- To be done -
Below is a listing; copy all of it exactly.

- Given data -

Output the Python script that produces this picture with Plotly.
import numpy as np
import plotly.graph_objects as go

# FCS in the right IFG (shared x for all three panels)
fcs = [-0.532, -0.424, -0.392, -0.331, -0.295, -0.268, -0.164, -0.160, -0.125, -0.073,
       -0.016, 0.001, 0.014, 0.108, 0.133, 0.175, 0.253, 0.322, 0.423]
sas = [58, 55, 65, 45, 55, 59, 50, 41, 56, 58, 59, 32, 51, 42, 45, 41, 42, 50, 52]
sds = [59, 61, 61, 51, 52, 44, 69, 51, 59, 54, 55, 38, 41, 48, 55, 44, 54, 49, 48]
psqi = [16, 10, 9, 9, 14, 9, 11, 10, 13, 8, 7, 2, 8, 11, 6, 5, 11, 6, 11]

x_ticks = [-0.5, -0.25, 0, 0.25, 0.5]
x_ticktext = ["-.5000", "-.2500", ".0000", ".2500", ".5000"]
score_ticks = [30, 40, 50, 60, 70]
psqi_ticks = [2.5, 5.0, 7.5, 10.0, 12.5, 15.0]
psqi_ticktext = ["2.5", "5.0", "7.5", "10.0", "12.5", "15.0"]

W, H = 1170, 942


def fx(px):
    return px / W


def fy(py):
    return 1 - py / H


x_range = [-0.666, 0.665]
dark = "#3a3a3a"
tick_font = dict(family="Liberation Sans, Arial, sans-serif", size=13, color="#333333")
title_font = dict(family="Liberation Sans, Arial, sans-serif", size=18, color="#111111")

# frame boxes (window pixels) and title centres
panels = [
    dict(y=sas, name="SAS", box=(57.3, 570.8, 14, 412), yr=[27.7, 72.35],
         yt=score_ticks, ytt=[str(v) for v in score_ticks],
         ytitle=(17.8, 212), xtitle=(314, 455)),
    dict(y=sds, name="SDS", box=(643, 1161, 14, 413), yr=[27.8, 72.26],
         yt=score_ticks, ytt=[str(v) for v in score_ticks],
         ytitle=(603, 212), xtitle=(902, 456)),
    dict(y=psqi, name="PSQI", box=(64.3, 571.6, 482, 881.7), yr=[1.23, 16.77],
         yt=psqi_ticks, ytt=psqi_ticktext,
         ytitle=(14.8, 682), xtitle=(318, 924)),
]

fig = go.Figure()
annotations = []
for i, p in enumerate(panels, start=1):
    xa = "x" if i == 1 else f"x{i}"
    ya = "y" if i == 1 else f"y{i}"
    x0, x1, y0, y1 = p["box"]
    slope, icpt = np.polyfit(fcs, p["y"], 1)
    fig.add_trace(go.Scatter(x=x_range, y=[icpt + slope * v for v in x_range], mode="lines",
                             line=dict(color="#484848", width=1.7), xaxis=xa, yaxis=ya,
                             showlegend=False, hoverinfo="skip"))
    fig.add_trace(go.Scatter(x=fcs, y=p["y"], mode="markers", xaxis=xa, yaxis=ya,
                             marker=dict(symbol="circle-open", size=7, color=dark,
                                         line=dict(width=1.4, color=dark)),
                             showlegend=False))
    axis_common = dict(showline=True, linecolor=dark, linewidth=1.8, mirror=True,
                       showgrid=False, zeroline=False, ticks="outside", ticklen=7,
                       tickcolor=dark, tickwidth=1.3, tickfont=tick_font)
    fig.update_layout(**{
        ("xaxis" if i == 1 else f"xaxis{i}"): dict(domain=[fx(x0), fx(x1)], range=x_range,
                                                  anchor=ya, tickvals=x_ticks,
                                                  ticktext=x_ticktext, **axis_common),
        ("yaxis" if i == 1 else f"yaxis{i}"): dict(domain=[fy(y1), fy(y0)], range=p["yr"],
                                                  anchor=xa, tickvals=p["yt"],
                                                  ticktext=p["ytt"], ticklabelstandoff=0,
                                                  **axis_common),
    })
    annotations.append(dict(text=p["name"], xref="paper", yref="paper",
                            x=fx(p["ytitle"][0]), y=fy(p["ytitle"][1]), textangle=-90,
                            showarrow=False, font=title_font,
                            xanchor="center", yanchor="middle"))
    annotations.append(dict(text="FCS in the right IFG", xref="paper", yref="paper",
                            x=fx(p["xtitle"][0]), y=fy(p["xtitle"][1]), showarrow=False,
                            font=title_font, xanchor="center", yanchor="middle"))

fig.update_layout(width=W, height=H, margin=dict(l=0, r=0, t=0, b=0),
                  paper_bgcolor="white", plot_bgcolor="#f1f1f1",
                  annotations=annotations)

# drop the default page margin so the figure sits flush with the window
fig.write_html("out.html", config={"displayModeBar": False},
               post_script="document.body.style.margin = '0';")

- Exercise answer -
Output the Python script that produces this picture with Plotly.
import numpy as np
import plotly.graph_objects as go

# FCS in the right IFG (shared x for all three panels)
fcs = [-0.532, -0.424, -0.392, -0.331, -0.295, -0.268, -0.164, -0.160, -0.125, -0.073,
       -0.016, 0.001, 0.014, 0.108, 0.133, 0.175, 0.253, 0.322, 0.423]
sas = [58, 55, 65, 45, 55, 59, 50, 41, 56, 58, 59, 32, 51, 42, 45, 41, 42, 50, 52]
sds = [59, 61, 61, 51, 52, 44, 69, 51, 59, 54, 55, 38, 41, 48, 55, 44, 54, 49, 48]
psqi = [16, 10, 9, 9, 14, 9, 11, 10, 13, 8, 7, 2, 8, 11, 6, 5, 11, 6, 11]

x_ticks = [-0.5, -0.25, 0, 0.25, 0.5]
x_ticktext = ["-.5000", "-.2500", ".0000", ".2500", ".5000"]
score_ticks = [30, 40, 50, 60, 70]
psqi_ticks = [2.5, 5.0, 7.5, 10.0, 12.5, 15.0]
psqi_ticktext = ["2.5", "5.0", "7.5", "10.0", "12.5", "15.0"]

W, H = 1170, 942


def fx(px):
    return px / W


def fy(py):
    return 1 - py / H


x_range = [-0.666, 0.665]
dark = "#3a3a3a"
tick_font = dict(family="Liberation Sans, Arial, sans-serif", size=13, color="#333333")
title_font = dict(family="Liberation Sans, Arial, sans-serif", size=18, color="#111111")

# frame boxes (window pixels) and title centres
panels = [
    dict(y=sas, name="SAS", box=(57.3, 570.8, 14, 412), yr=[27.7, 72.35],
         yt=score_ticks, ytt=[str(v) for v in score_ticks],
         ytitle=(17.8, 212), xtitle=(314, 455)),
    dict(y=sds, name="SDS", box=(643, 1161, 14, 413), yr=[27.8, 72.26],
         yt=score_ticks, ytt=[str(v) for v in score_ticks],
         ytitle=(603, 212), xtitle=(902, 456)),
    dict(y=psqi, name="PSQI", box=(64.3, 571.6, 482, 881.7), yr=[1.23, 16.77],
         yt=psqi_ticks, ytt=psqi_ticktext,
         ytitle=(14.8, 682), xtitle=(318, 924)),
]

fig = go.Figure()
annotations = []
for i, p in enumerate(panels, start=1):
    xa = "x" if i == 1 else f"x{i}"
    ya = "y" if i == 1 else f"y{i}"
    x0, x1, y0, y1 = p["box"]
    slope, icpt = np.polyfit(fcs, p["y"], 1)
    fig.add_trace(go.Scatter(x=x_range, y=[icpt + slope * v for v in x_range], mode="lines",
                             line=dict(color="#484848", width=1.7), xaxis=xa, yaxis=ya,
                             showlegend=False, hoverinfo="skip"))
    fig.add_trace(go.Scatter(x=fcs, y=p["y"], mode="markers", xaxis=xa, yaxis=ya,
                             marker=dict(symbol="circle-open", size=7, color=dark,
                                         line=dict(width=1.4, color=dark)),
                             showlegend=False))
    axis_common = dict(showline=True, linecolor=dark, linewidth=1.8, mirror=True,
                       showgrid=False, zeroline=False, ticks="outside", ticklen=7,
                       tickcolor=dark, tickwidth=1.3, tickfont=tick_font)
    fig.update_layout(**{
        ("xaxis" if i == 1 else f"xaxis{i}"): dict(domain=[fx(x0), fx(x1)], range=x_range,
                                                  anchor=ya, tickvals=x_ticks,
                                                  ticktext=x_ticktext, **axis_common),
        ("yaxis" if i == 1 else f"yaxis{i}"): dict(domain=[fy(y1), fy(y0)], range=p["yr"],
                                                  anchor=xa, tickvals=p["yt"],
                                                  ticktext=p["ytt"], ticklabelstandoff=0,
                                                  **axis_common),
    })
    annotations.append(dict(text=p["name"], xref="paper", yref="paper",
                            x=fx(p["ytitle"][0]), y=fy(p["ytitle"][1]), textangle=-90,
                            showarrow=False, font=title_font,
                            xanchor="center", yanchor="middle"))
    annotations.append(dict(text="FCS in the right IFG", xref="paper", yref="paper",
                            x=fx(p["xtitle"][0]), y=fy(p["xtitle"][1]), showarrow=False,
                            font=title_font, xanchor="center", yanchor="middle"))

fig.update_layout(width=W, height=H, margin=dict(l=0, r=0, t=0, b=0),
                  paper_bgcolor="white", plot_bgcolor="#f1f1f1",
                  annotations=annotations)

# drop the default page margin so the figure sits flush with the window
fig.write_html("out.html", config={"displayModeBar": False},
               post_script="document.body.style.margin = '0';")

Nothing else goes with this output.